Frost Heaving

Much of the damage caused in our gardens during winter is caused by frost, which is a bigger threat to the garden than snow.

Frost or soil heaving occurs after the soil has been exposed to freezing temperatures, and it is the repeated and alternate freezing and thawing of moist soil which creates enough pressure to both expose deep cracks in the soil and push shallow rooted plant roots out of the soil. 

Heaving can leave roots and plant crowns exposed to cold, drying winds as well as possible root breakage. Perennial plants could have their growth stunted by this exposure. 

Poorly established or shallow rooted plants such as strawberries, heucheras, Shasta daisies, and chrysanthemums can be prone to heaving so it is a good idea to have a quick check in the garden to see if any plants have been lifted from the ground or if roots have been left exposed. These shallow rooted perennials may take a few years to establish adequate root systems able to resist lifting during the winter months. 

Many of these effects can be counteracted by applying a thick layer of mulch like bark, wood chips, or shredded leaves around shallow rooted plants towards the end of autumn ahead of the cold, winter spell.
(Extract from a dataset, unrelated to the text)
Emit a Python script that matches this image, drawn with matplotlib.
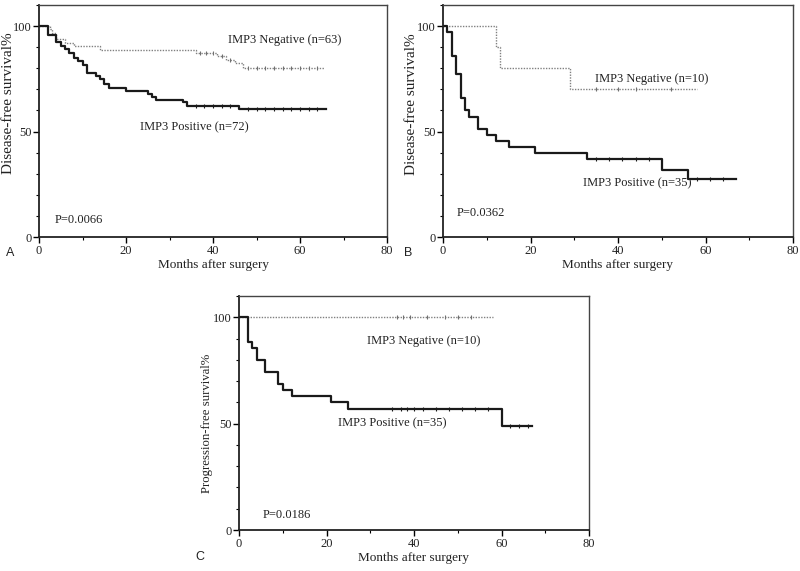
import matplotlib
matplotlib.use("Agg")
import matplotlib.pyplot as plt
from matplotlib.ticker import MultipleLocator

# ---------------- data ----------------
# Panel A
A_pos_t = [0, 2, 4, 5, 6, 7, 8, 9, 10, 11, 13, 14, 15, 16, 20, 25, 26, 27, 33, 34, 46, 66]
A_pos_s = [100, 96, 92.5, 90.5, 89, 87.3, 85, 83.3, 81.8, 77.8, 76.5, 75, 72.5, 70.8, 69.4, 68, 66.5, 65.2, 63.8, 62.3, 60.5, 60.5]
A_pos_cens_t = [36, 38, 40, 42, 44, 48, 50, 52, 54, 56, 58, 60, 62, 64]
A_neg_t = [0, 2.5, 3, 4, 6, 8, 14, 36, 41, 43, 45, 47, 65.5]
A_neg_s = [100, 98.4, 96.8, 93.7, 92.1, 90.5, 88.9, 87.3, 85.7, 84.1, 82.5, 80.3, 80.3]
A_neg_cens_t = [37, 38.5, 40, 42, 44, 48, 50, 52, 54, 56, 58, 60, 62, 64]

# Panel B
B_pos_t = [0, 1, 2, 3, 4, 5, 6, 8, 10, 12, 15, 21, 33, 50, 56, 67]
B_pos_s = [100, 97.1, 85.7, 77.1, 65.7, 60.0, 57.1, 51.4, 48.6, 45.7, 42.9, 40.0, 37.1, 31.9, 27.5, 27.5]
B_pos_cens_t = [35, 38, 41, 44, 47, 58, 61, 64]
B_neg_t = [0, 12, 13, 29, 58]
B_neg_s = [100, 90, 80, 70, 70]
B_neg_cens_t = [35, 40, 44, 52]

# Panel C
C_pos_t = [0, 2, 3, 4, 6, 9, 10, 12, 21, 25, 60, 67]
C_pos_s = [100, 88.6, 85.7, 80.0, 74.3, 68.6, 65.7, 62.9, 60.0, 57.1, 49.0, 49.0]
C_pos_cens_t = [35, 37, 38.5, 40, 42, 45, 48, 51, 54, 57, 62, 64, 66]
C_neg_t = [0, 58]
C_neg_s = [100, 100]
C_neg_cens_t = [36, 37.5, 39, 43, 47, 50, 53]

panels = [
    dict(letter="A", rect=[0.04875, 0.5849, 0.435, 0.4063], ylabel="Disease-free survival%",
         ylab_size=11, ylab_xy=(-0.068, 0.575),
         pos=(A_pos_t, A_pos_s, A_pos_cens_t), neg=(A_neg_t, A_neg_s, A_neg_cens_t),
         neg_lab="IMP3 Negative (n=63)", neg_xy=(43.4, 93.3),
         pos_lab="IMP3 Positive (n=72)", pos_xy=(23.2, 51.9),
         p="P=0.0066", p_xy=(3.7, 8), letter_xy=(6, 253)),
    dict(letter="B", rect=[0.55375, 0.5849, 0.4375, 0.4063], ylabel="Disease-free survival%",
         ylab_size=11, ylab_xy=(-0.072, 0.572),
         pos=(B_pos_t, B_pos_s, B_pos_cens_t), neg=(B_neg_t, B_neg_s, B_neg_cens_t),
         neg_lab="IMP3 Negative (n=10)", neg_xy=(34.7, 74.8),
         pos_lab="IMP3 Positive (n=35)", pos_xy=(32, 25.7),
         p="P=0.0362", p_xy=(3.2, 11.4), letter_xy=(404, 253)),
    dict(letter="C", rect=[0.29875, 0.0718, 0.4375, 0.4098], ylabel="Progression-free survival%",
         ylab_size=9.2, ylab_xy=(-0.074, 0.455),
         pos=(C_pos_t, C_pos_s, C_pos_cens_t), neg=(C_neg_t, C_neg_s, C_neg_cens_t),
         neg_lab="IMP3 Negative (n=10)", neg_xy=(29.3, 88.7),
         pos_lab="IMP3 Positive (n=35)", pos_xy=(22.7, 50),
         p="P=0.0186", p_xy=(5.3, 7), letter_xy=(195, 557)),
]

serif = "Liberation Serif"
fig = plt.figure(figsize=(8.0, 5.71), dpi=100)


def step_value(ts, ss, x):
    v = ss[0]
    for t, s in zip(ts, ss):
        if t <= x:
            v = s
    return v


for P in panels:
    ax = fig.add_axes(P["rect"])
    # negative (dotted grey)
    nt, ns, nc = P["neg"]
    ax.step(nt, ns, where="post", color="#808080", lw=1.0, ls=(0, (1, 1)))
    ax.plot(nc, [step_value(nt, ns, c) for c in nc], ls="none", marker="|",
            ms=2.5, mew=0.8, color="#707070")
    # positive (solid black)
    pt, ps, pc = P["pos"]
    ax.step(pt, ps, where="post", color="#1a1a1a", lw=1.6)
    ax.plot(pc, [step_value(pt, ps, c) for c in pc], ls="none", marker="|",
            ms=2.5, mew=0.8, color="#1a1a1a")

    ax.set_xlim(0, 80)
    ax.set_ylim(0, 110)
    ax.xaxis.set_major_locator(MultipleLocator(20))
    ax.xaxis.set_minor_locator(MultipleLocator(10))
    ax.set_yticks([0, 50, 100])
    ax.yaxis.set_minor_locator(MultipleLocator(10))
    ax.tick_params(which="major", direction="out", length=4, width=1, labelsize=9, pad=1.5)
    ax.tick_params(which="minor", direction="out", length=2.5, width=0.8)
    for lab in ax.get_xticklabels() + ax.get_yticklabels():
        lab.set_fontfamily(serif)
        lab.set_color("#222222")
    for sp in ax.spines.values():
        sp.set_linewidth(1.0)
        sp.set_color("#444444")
    ax.spines["left"].set_linewidth(1.3)
    ax.spines["left"].set_color("#222222")
    ax.spines["bottom"].set_linewidth(1.3)
    ax.spines["bottom"].set_color("#222222")

    ax.set_xlabel("Months after surgery", fontfamily=serif, fontsize=9.5, labelpad=2, color="#222222")
    ax.set_ylabel(P["ylabel"], fontfamily=serif, fontsize=P["ylab_size"], color="#222222")
    ax.yaxis.set_label_coords(*P["ylab_xy"])

    ax.text(*P["neg_xy"], P["neg_lab"], fontfamily=serif, fontsize=9, va="center", color="#222222")
    ax.text(*P["pos_xy"], P["pos_lab"], fontfamily=serif, fontsize=9, va="center", color="#222222")
    ax.text(*P["p_xy"], P["p"], fontfamily=serif, fontsize=9, va="center", color="#222222")

    lx, ly = P["letter_xy"]
    fig.text(lx / 800, 1 - ly / 571, P["letter"], fontfamily="Liberation Sans", fontsize=9,
             va="center", ha="left", color="#222222")

fig.savefig("out.png", dpi=100)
It is not too late to apply a layer of mulch now ahead of further frosts. As temperatures warm up in the spring, be careful to keep mulch pulled slightly back from the crowns of perennials that are susceptible to rot. 

A cover of several inches of snow is actually a good insulator against the freeze and thaw cycles that heave plants out of the ground, so be sure to welcome anymore of the white stuff we might get this winter.

Whilst frost may be damaging to shallow roots in the garden, the process of freezing and thawing itself is said to improve and lighten soil structure making it easier for plants to root. The garden always provides a silver lining!